Inside the interrogation office, six men waited. One accused Zerrin of being a spy for four enemy states, starting with Israel. His proof? Zerrin’s department head, who worked in the Baghdad office, was a French Jew. Zerrin said that she had not known that he was Jewish and did not believe him to be a spy, but if they believed he was, they should be interrogating him, not her. The men slapped her so hard that her mouth filled with blood. Then, saying that that was enough for one day, they sent her back to her cell.
More interrogations followed, each targeting Zerrin’s alleged connections to a different enemy country. Her contacts with an English aid worker and American researcher were brought up, as was her work with Turkish refugees. And whenever she did not provide the answers that her interrogators were looking for, they hit her.
Back in her cell, Zerrin was unable to eat.

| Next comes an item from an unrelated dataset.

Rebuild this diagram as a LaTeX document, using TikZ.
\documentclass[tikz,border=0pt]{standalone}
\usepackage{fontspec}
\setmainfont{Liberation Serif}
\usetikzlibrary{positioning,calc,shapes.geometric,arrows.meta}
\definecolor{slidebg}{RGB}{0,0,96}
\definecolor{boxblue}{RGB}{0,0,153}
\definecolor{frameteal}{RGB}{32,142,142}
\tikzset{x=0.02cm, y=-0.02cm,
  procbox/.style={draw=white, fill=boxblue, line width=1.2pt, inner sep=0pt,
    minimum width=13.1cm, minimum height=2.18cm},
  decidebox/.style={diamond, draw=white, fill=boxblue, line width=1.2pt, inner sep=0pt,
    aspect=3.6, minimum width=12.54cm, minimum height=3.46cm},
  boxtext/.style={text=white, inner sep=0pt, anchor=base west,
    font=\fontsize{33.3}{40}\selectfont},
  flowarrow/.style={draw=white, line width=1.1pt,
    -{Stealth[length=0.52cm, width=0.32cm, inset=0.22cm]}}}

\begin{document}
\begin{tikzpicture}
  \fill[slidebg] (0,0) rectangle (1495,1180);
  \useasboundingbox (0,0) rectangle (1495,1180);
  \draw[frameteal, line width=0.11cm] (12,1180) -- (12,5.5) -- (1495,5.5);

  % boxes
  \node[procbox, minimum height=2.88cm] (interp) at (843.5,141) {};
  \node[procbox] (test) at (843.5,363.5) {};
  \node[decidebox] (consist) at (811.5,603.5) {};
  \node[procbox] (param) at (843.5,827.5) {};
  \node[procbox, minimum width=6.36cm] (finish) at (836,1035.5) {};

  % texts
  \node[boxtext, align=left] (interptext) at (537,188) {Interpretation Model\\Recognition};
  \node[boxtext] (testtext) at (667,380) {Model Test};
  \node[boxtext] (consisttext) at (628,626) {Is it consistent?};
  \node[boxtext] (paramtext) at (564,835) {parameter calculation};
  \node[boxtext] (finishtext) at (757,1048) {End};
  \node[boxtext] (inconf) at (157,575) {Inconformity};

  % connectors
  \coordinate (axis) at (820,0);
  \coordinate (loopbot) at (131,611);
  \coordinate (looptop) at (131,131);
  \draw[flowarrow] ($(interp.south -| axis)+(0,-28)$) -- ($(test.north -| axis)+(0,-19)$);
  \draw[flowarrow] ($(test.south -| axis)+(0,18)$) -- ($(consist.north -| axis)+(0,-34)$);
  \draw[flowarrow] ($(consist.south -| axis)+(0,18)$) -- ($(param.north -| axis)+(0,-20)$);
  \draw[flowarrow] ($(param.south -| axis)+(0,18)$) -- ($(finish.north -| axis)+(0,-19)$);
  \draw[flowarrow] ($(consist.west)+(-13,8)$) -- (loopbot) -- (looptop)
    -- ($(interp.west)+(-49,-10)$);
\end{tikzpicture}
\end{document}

Her right side felt leaden, as if she’d had a stroke, and one horrific day was spent listening to the screams of another woman on her floor. The woman was in labor and kept crying out for a glass of water, but no one responded as she delivered her baby alone in her dark, dirty cell.

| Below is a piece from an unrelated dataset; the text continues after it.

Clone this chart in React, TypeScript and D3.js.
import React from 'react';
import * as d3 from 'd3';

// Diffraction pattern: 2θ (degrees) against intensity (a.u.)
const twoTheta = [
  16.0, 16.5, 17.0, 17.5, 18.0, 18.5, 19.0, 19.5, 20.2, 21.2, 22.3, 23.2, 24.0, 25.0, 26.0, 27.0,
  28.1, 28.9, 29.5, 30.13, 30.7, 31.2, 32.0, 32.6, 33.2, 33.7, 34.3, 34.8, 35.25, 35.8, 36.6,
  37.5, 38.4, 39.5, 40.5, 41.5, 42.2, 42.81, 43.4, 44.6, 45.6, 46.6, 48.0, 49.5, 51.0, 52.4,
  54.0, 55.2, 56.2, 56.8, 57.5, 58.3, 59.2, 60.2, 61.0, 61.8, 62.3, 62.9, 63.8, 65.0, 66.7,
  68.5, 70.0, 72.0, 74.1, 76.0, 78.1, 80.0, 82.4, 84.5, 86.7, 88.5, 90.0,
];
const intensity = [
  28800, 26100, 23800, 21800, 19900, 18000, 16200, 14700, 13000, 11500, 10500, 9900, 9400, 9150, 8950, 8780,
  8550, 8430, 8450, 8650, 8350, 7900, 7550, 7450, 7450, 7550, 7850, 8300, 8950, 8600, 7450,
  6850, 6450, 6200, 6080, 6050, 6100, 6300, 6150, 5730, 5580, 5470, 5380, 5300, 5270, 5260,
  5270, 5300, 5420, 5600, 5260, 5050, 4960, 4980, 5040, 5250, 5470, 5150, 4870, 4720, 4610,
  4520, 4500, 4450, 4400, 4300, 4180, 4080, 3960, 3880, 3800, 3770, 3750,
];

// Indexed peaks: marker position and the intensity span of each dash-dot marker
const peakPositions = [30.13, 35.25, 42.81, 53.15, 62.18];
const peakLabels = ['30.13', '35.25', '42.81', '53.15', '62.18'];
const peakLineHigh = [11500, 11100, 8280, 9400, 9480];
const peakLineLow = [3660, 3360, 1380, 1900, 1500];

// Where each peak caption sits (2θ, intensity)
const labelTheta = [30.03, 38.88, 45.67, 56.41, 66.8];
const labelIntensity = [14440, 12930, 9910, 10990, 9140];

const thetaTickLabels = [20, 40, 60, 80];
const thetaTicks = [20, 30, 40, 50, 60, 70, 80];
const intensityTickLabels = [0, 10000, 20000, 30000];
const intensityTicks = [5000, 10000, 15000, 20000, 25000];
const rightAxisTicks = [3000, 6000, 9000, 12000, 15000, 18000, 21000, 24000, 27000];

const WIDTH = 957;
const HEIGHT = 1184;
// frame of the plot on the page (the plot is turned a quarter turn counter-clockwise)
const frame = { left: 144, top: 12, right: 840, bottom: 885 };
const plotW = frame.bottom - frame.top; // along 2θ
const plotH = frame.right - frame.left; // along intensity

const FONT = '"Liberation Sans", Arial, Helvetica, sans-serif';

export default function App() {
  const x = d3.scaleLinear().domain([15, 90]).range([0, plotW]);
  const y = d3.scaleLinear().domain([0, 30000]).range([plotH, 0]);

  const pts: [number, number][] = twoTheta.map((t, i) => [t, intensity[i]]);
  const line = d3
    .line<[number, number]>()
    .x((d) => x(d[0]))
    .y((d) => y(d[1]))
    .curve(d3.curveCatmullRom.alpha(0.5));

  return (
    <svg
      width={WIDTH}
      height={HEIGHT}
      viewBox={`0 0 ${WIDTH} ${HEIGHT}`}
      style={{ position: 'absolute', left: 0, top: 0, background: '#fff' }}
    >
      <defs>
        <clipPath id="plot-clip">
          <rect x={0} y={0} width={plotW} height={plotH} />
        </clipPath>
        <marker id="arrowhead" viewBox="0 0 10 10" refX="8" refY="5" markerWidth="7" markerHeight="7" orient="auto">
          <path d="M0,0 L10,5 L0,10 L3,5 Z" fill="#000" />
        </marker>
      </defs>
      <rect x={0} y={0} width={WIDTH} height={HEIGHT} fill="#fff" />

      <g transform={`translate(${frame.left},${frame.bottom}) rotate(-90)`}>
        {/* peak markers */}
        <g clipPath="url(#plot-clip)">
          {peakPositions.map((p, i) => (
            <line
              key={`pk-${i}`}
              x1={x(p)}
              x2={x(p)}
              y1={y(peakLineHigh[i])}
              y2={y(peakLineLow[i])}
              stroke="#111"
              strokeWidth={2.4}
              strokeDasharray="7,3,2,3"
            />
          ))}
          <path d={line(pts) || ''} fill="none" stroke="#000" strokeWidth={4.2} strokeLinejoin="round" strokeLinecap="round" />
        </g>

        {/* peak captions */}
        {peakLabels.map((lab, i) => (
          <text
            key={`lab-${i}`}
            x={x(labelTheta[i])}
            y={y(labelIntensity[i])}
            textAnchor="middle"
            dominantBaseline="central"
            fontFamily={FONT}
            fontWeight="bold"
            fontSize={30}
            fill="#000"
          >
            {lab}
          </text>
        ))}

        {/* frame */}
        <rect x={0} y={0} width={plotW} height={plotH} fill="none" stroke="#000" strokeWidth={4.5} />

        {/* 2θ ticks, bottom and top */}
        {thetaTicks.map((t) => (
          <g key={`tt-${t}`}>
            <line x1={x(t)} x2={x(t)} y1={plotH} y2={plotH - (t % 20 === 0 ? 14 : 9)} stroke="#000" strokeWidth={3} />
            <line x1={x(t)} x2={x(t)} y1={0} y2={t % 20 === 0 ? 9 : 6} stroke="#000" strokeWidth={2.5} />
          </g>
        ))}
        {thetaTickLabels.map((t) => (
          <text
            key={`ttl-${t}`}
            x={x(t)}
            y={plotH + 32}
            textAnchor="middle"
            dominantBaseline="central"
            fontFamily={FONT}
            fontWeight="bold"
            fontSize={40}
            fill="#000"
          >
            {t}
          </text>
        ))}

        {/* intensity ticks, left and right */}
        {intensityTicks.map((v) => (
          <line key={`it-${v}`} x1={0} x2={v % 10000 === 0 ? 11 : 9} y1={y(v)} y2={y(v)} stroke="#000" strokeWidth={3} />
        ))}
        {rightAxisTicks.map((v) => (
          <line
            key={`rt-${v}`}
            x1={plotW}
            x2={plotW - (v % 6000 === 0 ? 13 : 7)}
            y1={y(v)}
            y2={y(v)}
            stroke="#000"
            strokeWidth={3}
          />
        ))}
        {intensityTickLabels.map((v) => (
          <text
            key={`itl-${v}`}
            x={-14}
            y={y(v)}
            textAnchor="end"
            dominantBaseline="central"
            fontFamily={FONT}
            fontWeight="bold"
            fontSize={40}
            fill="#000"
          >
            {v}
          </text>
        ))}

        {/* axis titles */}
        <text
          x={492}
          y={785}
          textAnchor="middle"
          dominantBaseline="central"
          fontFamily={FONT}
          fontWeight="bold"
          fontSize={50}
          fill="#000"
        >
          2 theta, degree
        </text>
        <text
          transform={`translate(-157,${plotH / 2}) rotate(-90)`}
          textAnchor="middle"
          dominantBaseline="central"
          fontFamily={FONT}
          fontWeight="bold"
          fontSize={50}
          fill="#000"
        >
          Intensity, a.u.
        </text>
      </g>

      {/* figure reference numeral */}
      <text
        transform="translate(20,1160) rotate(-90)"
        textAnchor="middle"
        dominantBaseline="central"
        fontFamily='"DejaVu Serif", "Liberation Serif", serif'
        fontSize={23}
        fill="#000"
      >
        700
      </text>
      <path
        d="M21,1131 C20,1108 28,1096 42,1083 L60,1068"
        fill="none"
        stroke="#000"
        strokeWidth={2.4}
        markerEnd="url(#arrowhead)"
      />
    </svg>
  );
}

Finally one day, Zerrin was handed a letter calling for her execution and taken to a court within the prison. The “trial” lasted only fifteen minutes, during which time a judge read the accusations against her and said that she would be executed.
Two days later, Zerrin was told that she was being released. She fainted. Guards handed her back her clothes an
d drove her to the house of a Baghdad relative. One hour later, she left for Kurdistan. She arrived home at 7:30 P.M. on June 15, two weeks and a day after her arrest.
Just what had been the reason for Zerrin’s arrest? Had the Baathists truly intended to execute her? Had they really believed her to be a spy? Or had her arrest been meant as a warning—both to her and to the United Nations?
CHAPTER FIFTEEN
Syrian Interlude
ON MY WAY IN AND OUT OF IRAQI KURDISTAN, I TARRIED nearly two weeks in Syria, home to about 1.5 million Kurds, or 9 percent of Syria’s total population of 17 million. After the heady freedom of Iraqi Kurdistan, Syria came as a shock. Gone was all celebration of things Kurdish. In its stead were the secrecy, uncertainty, and fear of a people living under a repressive, strong-armed regime.
For thirty years, between 1971 and 2000, Syria was ruled by President Hafez Assad, a shrewd, authoritarian, and at times brutal Middle Eastern leader known for his Arab nationalism and opposition to Israel. Assad allowed the Syrian people considerable cultural and religious freedoms— he himself was of the minority Alawite faith—but few political ones, and he was responsible for various human rights atrocities, most notoriously the 1982 massacre at Hama, during which ten thousand to twenty-five thousand people were slaughtered. When Assad died in 2000, many were hopeful that his successor, his soft-spoken son Bashar, would usher in a gentler, more open, and less corrupt era. Some improvements have occurred, but overall Syria has changed little since the elder Assad’s death.